My Ideas for Shortlist: A Cloud-Native AI-Driven System for Finding an Ideal Home (or something else)
I've decided to create a kubernetes-based backend that uses AI to filter through real estate ads. The existing filtering on real-estate sites helps. You can require a garden, specify the number of bedrooms, the price range and so on. But there's still a lot of work involved in reading descriptions and scrutinising photos of the property. The aim of Shortlist is to automate some of this work.
I want to make it flexible enough to use to filter any stream of text blobs, each with one or more images, such as classified ads or dating profiles.
Motivation
At work, I've been using Kubernetes more closely this year. I've booked a CKAD (Certificated Kubernetes Application Developer) exam to certify my skills. I've done some online training and have a moderate amount of practical experience, but I'm procrastinating about taking the exam. As CKAD is very hands-on, I've been looking for an opportunity to build a real project from scratch.
I'm also keen to play with recent advances in AI. When I trained GANs and RNNs around four years ago, I ran the models in docker containers on an RTX 2070 super gaming rig. This time around I'd rather not buy a shiny new GPU (or two!) and would instead like to try out cloud providers' spot GPU instances and an inexpensive pay-as-you-go way of running AI workloads.
I recently saw that Hashnode is running an AI hackathon. If I can get an MVP ready before the deadline, I'll submit it to AI for Tomorrow.
Finally, I intend to dogfood this system next time I'm hunting for a new flat.
Architecture Sketch
Below is a rough sketch of what the Kubernetes cluster will look like.
My aim with this architecture is to keep things cheap and simple.
For instance, instead of using some kind of message broker to queue and run AI workloads, I want to create Kubernetes Job
objects and let Kubernetes
remember the outstanding jobs,
schedule pods onto GPU nodes,
and rerun them if they fail or if a spot VM/node is de-provisioned half way though running them.
Maybe even provision more spot GPU nodes when there are a lot of outstanding jobs.
Services
The bold heading in the diagram above corresponds to services, which I'll outline here.
INGESTERS
Ingesters will be responsible for gathering property Ads or other things, storing any images in the IMAGE STORE and sending the text and references to the images to the AI RUNNER service.
In practice my ingester is likely to be a Kubnernetes Cron Job, running periodic web scraping
Deployment
that polls 3rd party services or include a Service
object so it can accept requests from other services. These will likely be packaged as Helm charts to allow for this variability.AI RUNNER
This will accept HTTP requests from INGESTERS and be configured to run appropriate AI JOBS based on these requests.
The message schema accepted by the AI runner is likely to be a string for the main text, a list of images paths and some metadata. This data will be passed on as part of the Job manifest sent to the k8s API server.

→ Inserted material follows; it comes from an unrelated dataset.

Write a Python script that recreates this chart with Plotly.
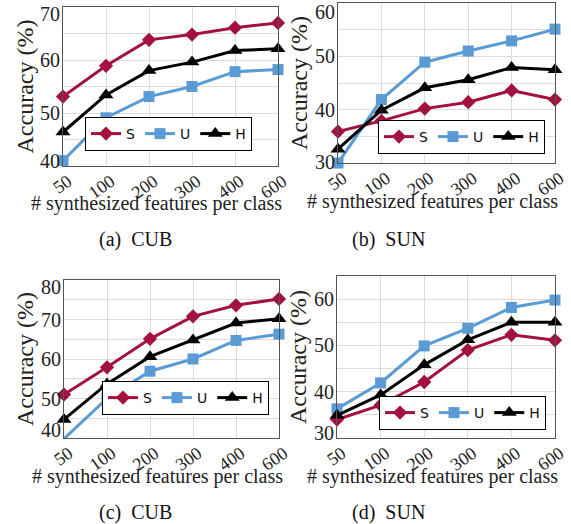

The configuration of the AI jobs will likely be set in a ConfigMap
. This will require some careful design because it could become brittle and tightly coupled.
AI JOBS
These are going to be containers that run ML models over images and/or text. Multiple models may require multi-container pods to run.
This component is going to require the most experimentation to get working, but the contract is quite simple. It will run some AI inference processes that accept input based on the INGESTER requests of the AI runner. It will either send a request to the NOTIFIER or simply exit when it's finished.
NOTIFIER
Receives a payload from a positive AI JOB and emails the user.
IMAGE STORE
This service would provide a simple way of storing and retrieving binary data. If every service uses this, then images can be referenced by paths or UUIDs by the other services.
This feels a bit over-deigned and would be a single point of failure.
I did consider using a shared library to provide an abstraction over cloud storage. The drawback of a shared library is that it would require that all of the services are written in the same language, whereas I'd like to be free to write some in Python and some in Go for example.
The first iteration of this project may not include image store or image processing at all.
Conclusion
I'd like to say I've got the hard part out of the way, but abstract architecture is the fun part.
I'm planning to use Google Cloud Platform rather than AWS because I use AWS in my job and I'd like to work with another provider. I'm optimistic about Google Kubernetes Engine because Kubernetes is their baby, but I'm sure GCP will put some difficult obstacles in my path.
Writing a web scraper is also an uphill battle. Who in their right mind would volunteer to work against an unstable ever-changing "API"?
The last web scraper project I built was in 2017, before I landed my first engineering job.
This project ran on docker-compose on a single AWS ec2 instance, so I'm glad I've learned somewhat more advanced DevOps since then.